Pas un mot. Depuis quelques mois, une omerta semble entourer les 102 interpellés – dont 40 mineurs- du lycée parisien Arago, arrêtés suite à une manifestation de la fonction publique le 22 mai 2018. Pourtant, depuis le mois d’octobre et ce jusqu’au 4 décembre 2018, certains accusés essuient les bancs du tribunal de Grande Instance de Paris. Stuv, photographe du collectif LaMeute, présent le jour de l’arrestation massive, revient pour nous sur cette affaire complexe entachée d’irrégularités.

Au printemps dernier, alors que la manifestation unitaire du 22 mai se termine place de la Nation, les lycéens, rassemblés contre la loi ORE, s’engouffrent dans le lycée Arago, non loin de là. Dans l’attente de leurs résultats sur Parcoursup qui doivent tomber ce jour-là, ils décident d’occuper les bâtiments pour tenir une assemblée générale. Très vite, s’en suit une « intervention musclée » des forces de police pour déloger les jeunes manifestants. Stuv, photographe indépendant venu couvrir la mobilisation et inculpé au même titre que les lycéens, décrit les conditions de cette arrestation massive. “On a été laissés 5h et demi sur le parking de ce commissariat, dans un bus fermé […] Nous n’avions pas d’eau, pas de nourriture […] on a été sortis du bus et parqués comme des animaux”. Suite à une attente interminable et 48h de garde-à-vue dans des conditions jugées inadmissibles, des mineur.es sont mis.es en examen, des contrôles judiciaires tombent quelques jours avant le bac pour celles et ceux dont c’était parfois leur première manifestation. Les étudiants, parents et avocats font rapidement bloc pour dénoncer une répression jugée disproportionnée et abusive.

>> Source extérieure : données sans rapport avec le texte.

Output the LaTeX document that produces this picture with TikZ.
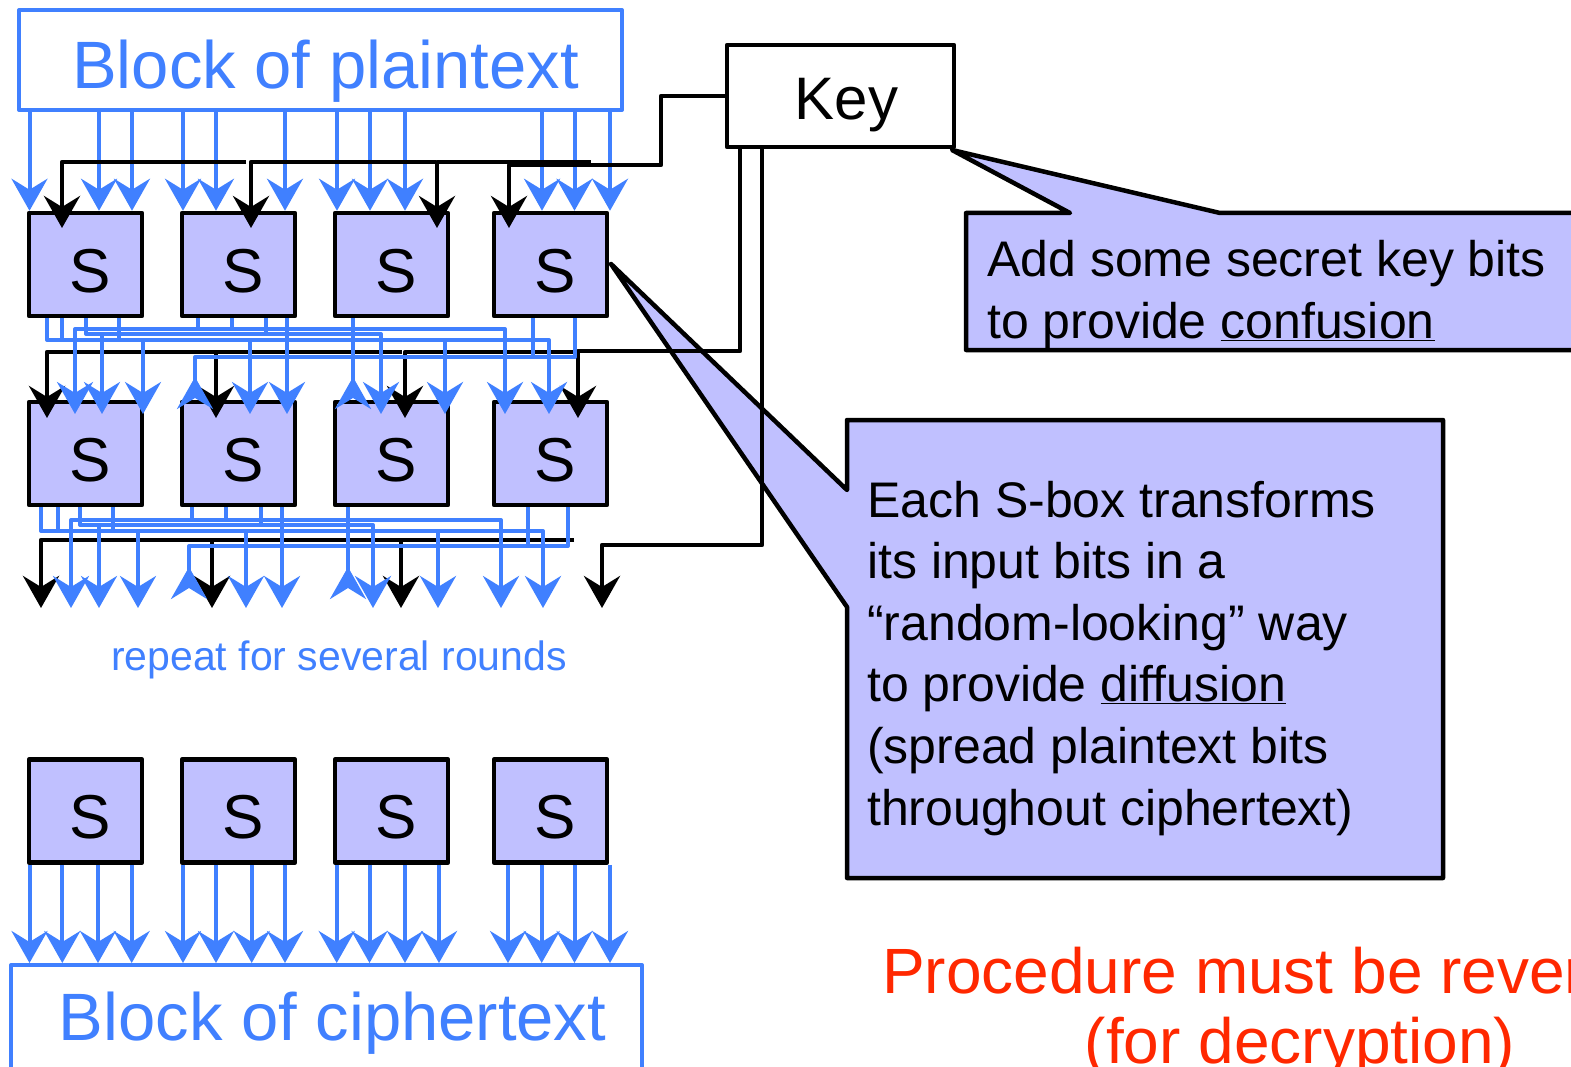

Enlisement et irrégularités

Les jeunes inculpé.es passent alors en comparution pour “intrusion non autorisée dans un établissement scolaire commise en réunion dans le but de troubler la tranquillité ou le bon ordre de l’établissement” et “participation à un groupement en vue de commettre des violences ou dégradations”. De longs motifs (apparus en 2010 sous la juridiction de la droite sarkozyste) qui semblent finalement juger une “intention de” plus que des actes. En face, les avocats de la défense ne manquent pas de rappeler le caractère politique de ces arrestations et plaident dans un premier temps l’incompétence de la Cour pour les juger.

Pour une occupation d’à peine une heure et une centaine d’interpellations, l’affaire s’éternise pendant des mois et les audiences se multiplient. La procédure semble se noyer devant le nombre de prévenus. Pour Stuv, les policiers “ont interpellé beaucoup plus de monde que ce à quoi ils s’attendaient et se sont embourbés dans une procédure longue et compliquée”. Un cheminement judiciaire truffé d’irrégularités avec des dossiers globalement vides. Depuis le 15 juin 2018, les avocats font face à des fiches d’interpellations non remplies, des erreurs dans les horaires et lieux d’interpellations, des auditions questionnant les convictions politiques des inculpé.es, des procès-verbaux non versés au dossier. En octobre, ils plaident en bloc la nullité de chacun des éléments de l’affaire. La procureure, forcée de reconnaître que “les procédures ne sont pas satisfaisantes” et que “ces gardes-à-vue ne sont pas un modèle du genre”, les considère malgré tout comme régulières et précise qu’aucune nullité ne devrait en résulter.

Soutiens muets et incertitudes

Au printemps dernier, ce “coup de filet” massif a fait beaucoup de bruit et les médias se sont emparés du sujet. Des tribunes ont été publiées, le défenseur des droits a été saisi, un collectif de parents a organisé des rondes hebdomadaires autour de l’établissement. Mais l’été semble avoir emporté avec lui la révolte du printemps. Si un “banquet des libertés” s’est tenu à la rentrée, le 19 septembre, devant le lycée Arago, les rondes hebdomadaires ont cessé, les inculpés ne communiquent plus et le sujet semble tombé dans l’oubli médiatique. La parole publique sur le sort de ces jeunes manifestants s’est tarie, à tel point qu’il s’avère difficile d’obtenir aujourd’hui des informations précises sur la suite des événements. Pourtant, la justice suit son cours : trois audiences ont eu lieu en octobre, une autre est attendue le 4 décembre 2018. Les délibérés suivront jusqu’en décembre 2019. Autant dire que la bataille est loin d’être finie.